**Problem requirements**.
Set down the data below from its first line to the line holding "import matplotlib.pyplot as plt", inclusive; omit all pictures.

====== Recorded information ======

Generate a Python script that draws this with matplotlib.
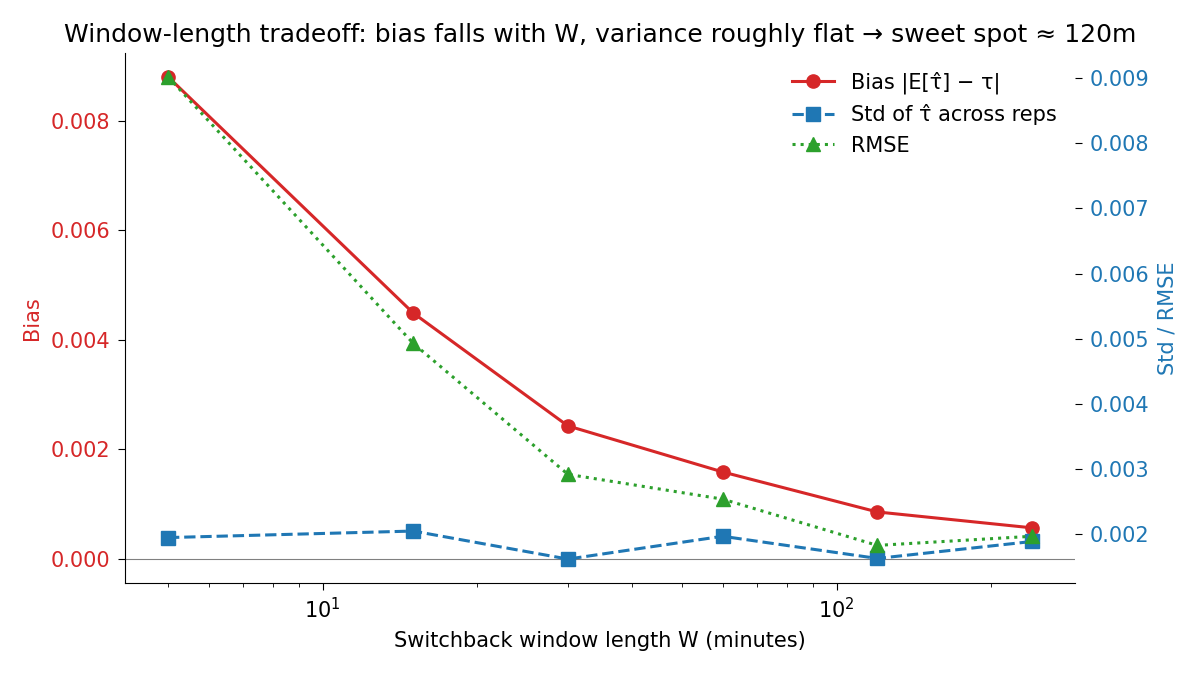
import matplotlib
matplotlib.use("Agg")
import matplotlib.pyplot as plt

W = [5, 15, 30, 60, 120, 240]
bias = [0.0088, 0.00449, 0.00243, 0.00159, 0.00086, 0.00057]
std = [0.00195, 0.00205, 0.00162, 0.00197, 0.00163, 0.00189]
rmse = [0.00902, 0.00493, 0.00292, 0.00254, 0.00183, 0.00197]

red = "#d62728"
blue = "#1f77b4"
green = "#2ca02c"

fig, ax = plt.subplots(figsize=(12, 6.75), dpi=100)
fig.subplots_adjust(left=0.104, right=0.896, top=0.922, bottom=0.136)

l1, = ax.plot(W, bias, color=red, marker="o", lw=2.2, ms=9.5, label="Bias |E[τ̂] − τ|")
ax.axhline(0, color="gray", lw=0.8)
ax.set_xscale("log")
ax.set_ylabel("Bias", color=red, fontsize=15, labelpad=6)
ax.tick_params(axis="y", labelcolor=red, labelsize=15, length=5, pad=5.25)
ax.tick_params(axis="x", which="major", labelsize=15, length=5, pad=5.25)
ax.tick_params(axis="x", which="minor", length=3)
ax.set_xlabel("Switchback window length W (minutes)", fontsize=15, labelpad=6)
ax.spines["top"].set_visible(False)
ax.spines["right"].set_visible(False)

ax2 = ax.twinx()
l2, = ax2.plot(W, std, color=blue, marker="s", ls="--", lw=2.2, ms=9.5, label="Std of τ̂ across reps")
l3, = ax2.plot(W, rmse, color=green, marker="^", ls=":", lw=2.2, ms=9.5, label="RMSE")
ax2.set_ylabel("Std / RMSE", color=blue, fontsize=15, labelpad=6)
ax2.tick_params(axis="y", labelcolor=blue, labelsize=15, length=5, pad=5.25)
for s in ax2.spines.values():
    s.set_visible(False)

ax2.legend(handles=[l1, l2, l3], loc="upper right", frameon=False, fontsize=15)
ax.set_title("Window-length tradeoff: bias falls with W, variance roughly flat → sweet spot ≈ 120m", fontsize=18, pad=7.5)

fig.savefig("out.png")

======

**Answer for this exercise**.
Generate a Python script that draws this with matplotlib.
import matplotlib
matplotlib.use("Agg")
import matplotlib.pyplot as plt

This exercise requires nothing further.